吉藤の上記記載が「(E)従来の進歩性の判断基準」に分類されている理由ですが、これは現在の審査基準をそのままコピーした「(D)進歩性の判断基準」と区別するためです。故吉藤先生が直接執筆された部分が「従来の」とされています。
現行審査基準では、数値限定の臨界的意義について以下のように規定しています(吉藤12版の119ページ)。
①請求項に係る発明が引用発明の延長線上にあるとき、すなわち、発明を特定するための事項と引用発明特定事項との相違が数値限定の有無のみで、課題が共通する場合は、その数値限定の内と外で有利な効果において量的に顕著な差異があることが要求される。しかし、
②課題が異なり、有利な効果が異質である場合は、数値限定を除いて両者が同じ発明を特定するための事項を有していたとしても、数値限定に臨界的意義を要しない。
以上

ところで、臨界的意義という場合、数値限度の内と外の直近で効果が階段状に変化することが要求されるのでしょうか。

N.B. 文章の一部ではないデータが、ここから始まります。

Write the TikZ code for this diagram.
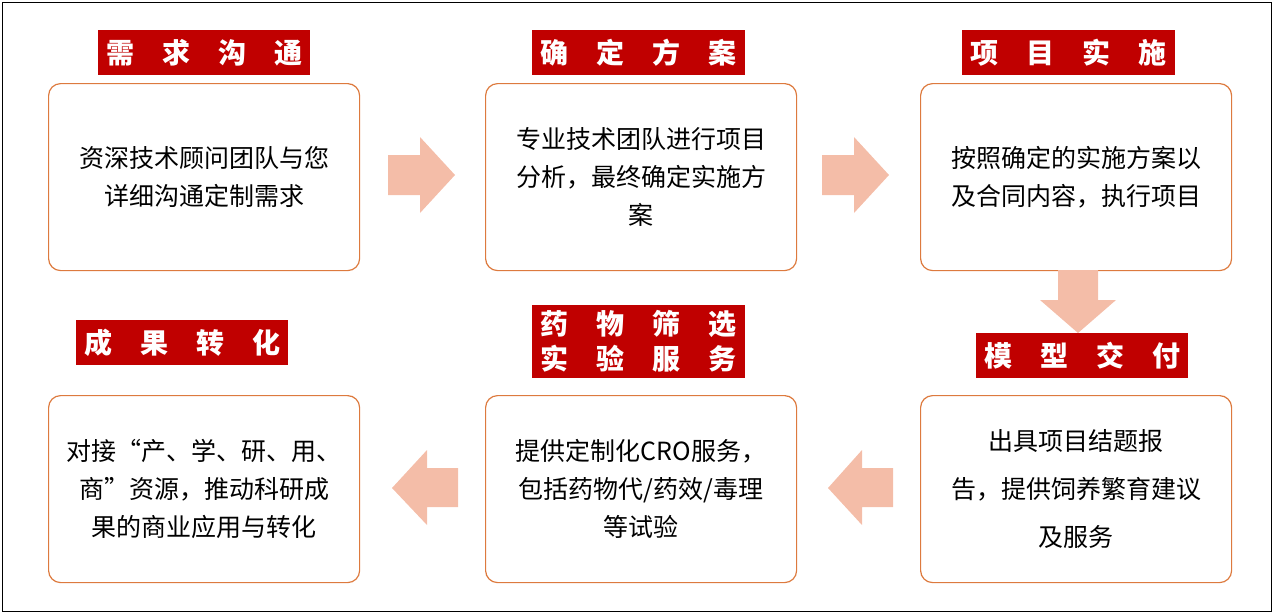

例えば、上の加熱の例で、公知例の300℃と本願発明範囲の500℃とでは効果に量的な顕著な差を有するものの、400℃でテストしてみたら500℃とそれほど顕著な差がなかった、という場合、「臨界的意義が存しない」と判定されてしまうのでしょうか。
あるいは、試験したら階段状の変化が確認できるとしても、そのデータが出願当初明細書に記載されていなければ臨界的意義は認められないのでしょうか。
パテント誌本年7月号64ページで、渡部先生は「そこまで必要ない。公知例(上の例では300℃)との対比で顕著な差があれば十分。」と論じられていますが、私も同意見です。